Talvolta Ibrahim promuove incontri a gruppi per aiutare la gente a cercare di capirsi gli uni gli altri. Ricordo un incontro ben organizzato tra palestinesi ed ebrei non ancora in età di fare il militare. Partecipava una cinquantina di persone ed entrambe le parti, quel giorno, si parlavano per la prima volta, rivolgendosi a qualcuno che apparteneva «all’altra religione» e che s’erano abituati a considerare come il nemico con cui sarebbe stato difficile comunicare. Attraverso l’invito di Ibrahim la prima barriera era caduta. Cominciavano a parlarsi e ad immaginare anche futuri incontri.

Un’altra attività è l’aiuto che Ibrahim offre ad alcuni dei molti beduini che vivono nei dintorni di Gerusalemme. Raccoglie vestiti e altro materiale che poi consegna loro come forma di sostegno.

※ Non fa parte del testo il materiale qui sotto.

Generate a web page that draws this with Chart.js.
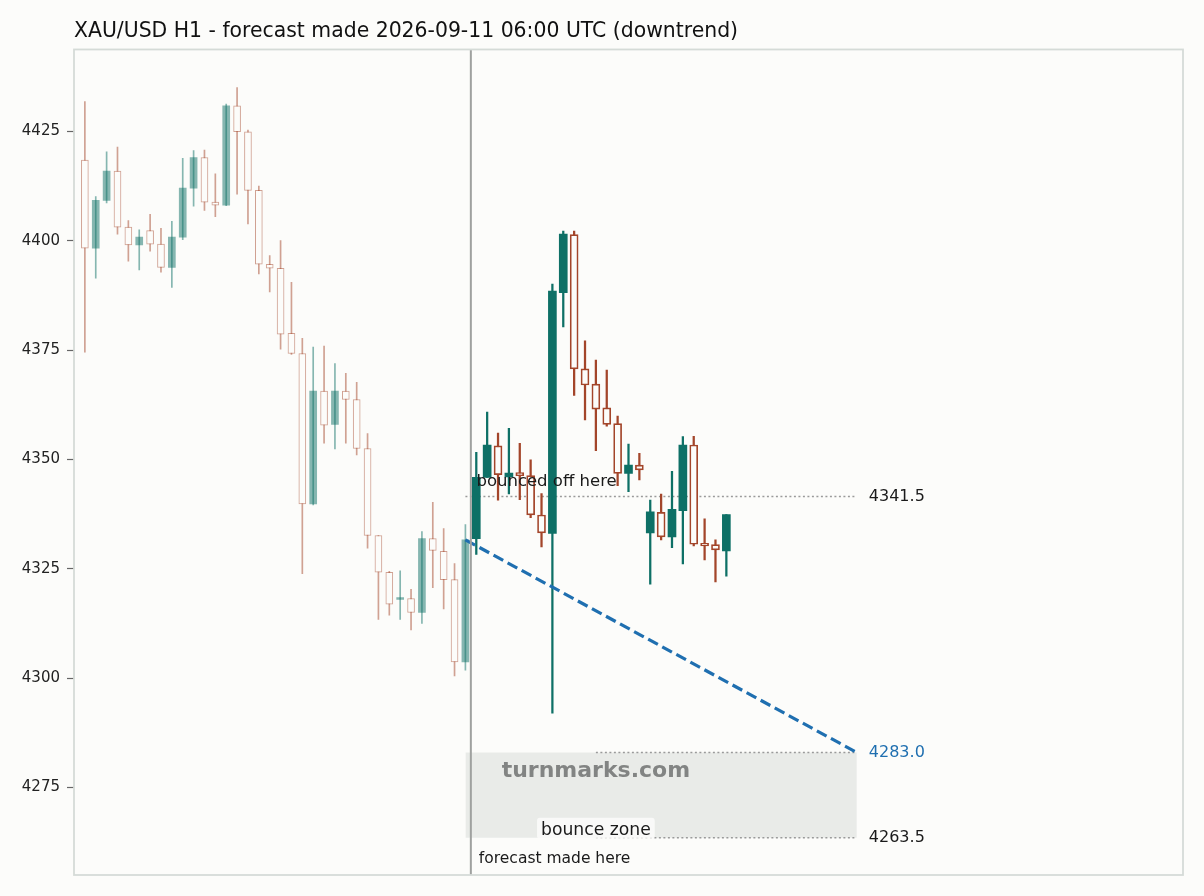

I progetti di pace e la visione di Ibrahim sono eloquenti, proprio perché lui abita sul Monte degli Ulivi, una zona popolata quasi esclusivamente da musulmani. Con la sua politica della porta aperta egli non solo mostra agli altri il cuore caldo dei palestinesi, ma aiuta anche i musulmani che vivono intorno a lui a guardare con occhi nuovi agli estranei che arrivano da retroterra religiosi e culturali differenti. C’è normalmente un certo scetticismo da entrambe le parti, ma se le persone continuano a venire alla casa aperta di Ibrahim possono anche offrire il loro contributo nella scelta della pace e nell’aprirsi all’«altra parte», ai musulmani. Così la reciproca comprensione, la riconciliazione e la speranza di pace possono crescere, anche in aree di conflitto.